**Data records**
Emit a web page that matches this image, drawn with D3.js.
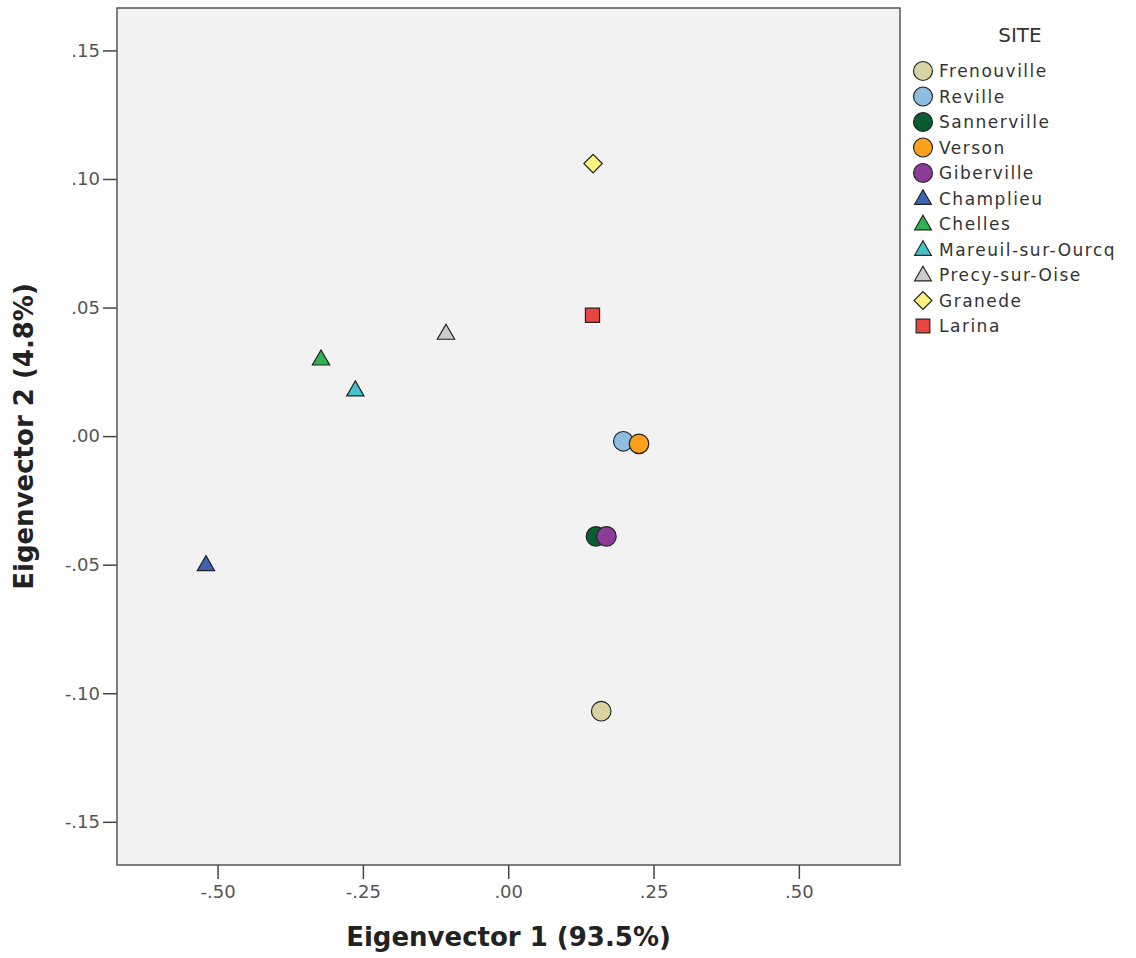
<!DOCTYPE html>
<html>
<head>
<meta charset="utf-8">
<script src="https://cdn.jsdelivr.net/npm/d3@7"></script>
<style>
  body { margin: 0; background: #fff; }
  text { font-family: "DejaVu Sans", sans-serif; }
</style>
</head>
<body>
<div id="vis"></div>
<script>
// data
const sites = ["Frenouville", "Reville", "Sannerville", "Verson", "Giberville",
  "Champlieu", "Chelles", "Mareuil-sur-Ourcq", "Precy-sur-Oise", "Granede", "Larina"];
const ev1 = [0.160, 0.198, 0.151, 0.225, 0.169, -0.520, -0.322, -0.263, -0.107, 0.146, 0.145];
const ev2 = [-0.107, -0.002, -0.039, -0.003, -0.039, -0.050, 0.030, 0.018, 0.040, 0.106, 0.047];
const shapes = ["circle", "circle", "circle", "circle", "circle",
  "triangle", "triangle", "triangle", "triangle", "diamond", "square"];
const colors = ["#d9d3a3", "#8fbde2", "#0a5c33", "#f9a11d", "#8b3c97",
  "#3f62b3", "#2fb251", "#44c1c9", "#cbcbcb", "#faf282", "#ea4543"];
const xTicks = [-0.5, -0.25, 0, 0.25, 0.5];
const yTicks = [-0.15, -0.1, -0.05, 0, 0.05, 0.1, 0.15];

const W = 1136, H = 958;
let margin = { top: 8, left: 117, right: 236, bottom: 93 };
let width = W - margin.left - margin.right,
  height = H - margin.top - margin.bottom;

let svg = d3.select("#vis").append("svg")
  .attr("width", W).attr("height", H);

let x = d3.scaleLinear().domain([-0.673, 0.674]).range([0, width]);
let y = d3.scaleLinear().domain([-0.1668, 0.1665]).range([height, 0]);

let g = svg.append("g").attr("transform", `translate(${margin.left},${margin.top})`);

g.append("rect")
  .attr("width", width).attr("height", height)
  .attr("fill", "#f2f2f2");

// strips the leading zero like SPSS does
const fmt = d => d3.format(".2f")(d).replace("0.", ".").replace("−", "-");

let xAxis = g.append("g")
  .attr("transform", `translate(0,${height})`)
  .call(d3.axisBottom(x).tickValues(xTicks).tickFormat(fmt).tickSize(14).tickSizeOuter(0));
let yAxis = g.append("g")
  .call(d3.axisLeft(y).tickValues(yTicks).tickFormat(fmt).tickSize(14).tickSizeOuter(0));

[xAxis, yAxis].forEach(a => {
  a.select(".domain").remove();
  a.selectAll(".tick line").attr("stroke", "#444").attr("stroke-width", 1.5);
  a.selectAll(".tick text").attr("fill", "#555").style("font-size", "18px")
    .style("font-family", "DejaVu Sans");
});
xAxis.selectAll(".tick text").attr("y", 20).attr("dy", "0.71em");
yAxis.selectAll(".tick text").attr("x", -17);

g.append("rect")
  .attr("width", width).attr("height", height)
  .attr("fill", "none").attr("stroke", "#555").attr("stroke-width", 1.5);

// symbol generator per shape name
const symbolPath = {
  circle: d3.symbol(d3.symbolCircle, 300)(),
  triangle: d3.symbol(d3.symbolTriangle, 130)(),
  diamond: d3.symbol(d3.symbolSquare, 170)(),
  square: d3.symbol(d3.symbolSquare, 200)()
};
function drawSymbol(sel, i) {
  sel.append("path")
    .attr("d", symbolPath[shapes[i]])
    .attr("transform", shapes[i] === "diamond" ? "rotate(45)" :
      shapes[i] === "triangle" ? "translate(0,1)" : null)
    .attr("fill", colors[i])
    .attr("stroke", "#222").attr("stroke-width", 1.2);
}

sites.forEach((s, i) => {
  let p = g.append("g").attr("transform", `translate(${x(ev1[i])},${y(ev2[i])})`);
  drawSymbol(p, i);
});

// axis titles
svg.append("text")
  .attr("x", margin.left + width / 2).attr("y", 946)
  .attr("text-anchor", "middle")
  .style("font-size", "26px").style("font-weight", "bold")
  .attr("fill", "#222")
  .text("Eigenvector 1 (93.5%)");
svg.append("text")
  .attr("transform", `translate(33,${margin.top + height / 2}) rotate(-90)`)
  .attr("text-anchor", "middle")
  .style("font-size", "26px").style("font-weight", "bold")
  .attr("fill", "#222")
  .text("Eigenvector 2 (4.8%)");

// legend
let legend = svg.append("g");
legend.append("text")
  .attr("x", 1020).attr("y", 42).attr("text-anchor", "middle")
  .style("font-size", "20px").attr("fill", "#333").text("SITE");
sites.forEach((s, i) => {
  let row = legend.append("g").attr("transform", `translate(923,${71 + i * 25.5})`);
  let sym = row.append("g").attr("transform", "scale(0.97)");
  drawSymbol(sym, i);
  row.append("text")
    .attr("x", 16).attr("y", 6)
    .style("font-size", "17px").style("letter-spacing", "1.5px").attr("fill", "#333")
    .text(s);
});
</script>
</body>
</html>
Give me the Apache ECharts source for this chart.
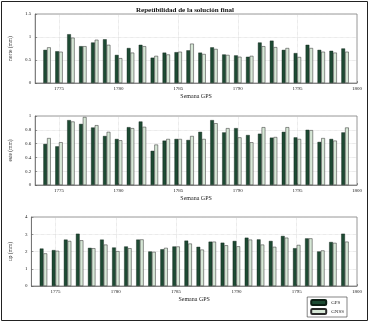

**What you should do**
Copy nothing past the line containing "const fmt = d": reproduce every line from the start of the records up to it, skipping pictures.

**Completed task**
Emit a web page that matches this image, drawn with D3.js.
<!DOCTYPE html>
<html>
<head>
<meta charset="utf-8">
<script src="https://cdn.jsdelivr.net/npm/d3@7"></script>
<style>
  body { margin: 0; background: #fff; }
  text { font-family: "DejaVu Sans", sans-serif; }
</style>
</head>
<body>
<div id="vis"></div>
<script>
// data
const sites = ["Frenouville", "Reville", "Sannerville", "Verson", "Giberville",
  "Champlieu", "Chelles", "Mareuil-sur-Ourcq", "Precy-sur-Oise", "Granede", "Larina"];
const ev1 = [0.160, 0.198, 0.151, 0.225, 0.169, -0.520, -0.322, -0.263, -0.107, 0.146, 0.145];
const ev2 = [-0.107, -0.002, -0.039, -0.003, -0.039, -0.050, 0.030, 0.018, 0.040, 0.106, 0.047];
const shapes = ["circle", "circle", "circle", "circle", "circle",
  "triangle", "triangle", "triangle", "triangle", "diamond", "square"];
const colors = ["#d9d3a3", "#8fbde2", "#0a5c33", "#f9a11d", "#8b3c97",
  "#3f62b3", "#2fb251", "#44c1c9", "#cbcbcb", "#faf282", "#ea4543"];
const xTicks = [-0.5, -0.25, 0, 0.25, 0.5];
const yTicks = [-0.15, -0.1, -0.05, 0, 0.05, 0.1, 0.15];

const W = 1136, H = 958;
let margin = { top: 8, left: 117, right: 236, bottom: 93 };
let width = W - margin.left - margin.right,
  height = H - margin.top - margin.bottom;

let svg = d3.select("#vis").append("svg")
  .attr("width", W).attr("height", H);

let x = d3.scaleLinear().domain([-0.673, 0.674]).range([0, width]);
let y = d3.scaleLinear().domain([-0.1668, 0.1665]).range([height, 0]);

let g = svg.append("g").attr("transform", `translate(${margin.left},${margin.top})`);

g.append("rect")
  .attr("width", width).attr("height", height)
  .attr("fill", "#f2f2f2");

// strips the leading zero like SPSS does
const fmt = d => d3.format(".2f")(d).replace("0.", ".").replace("−", "-");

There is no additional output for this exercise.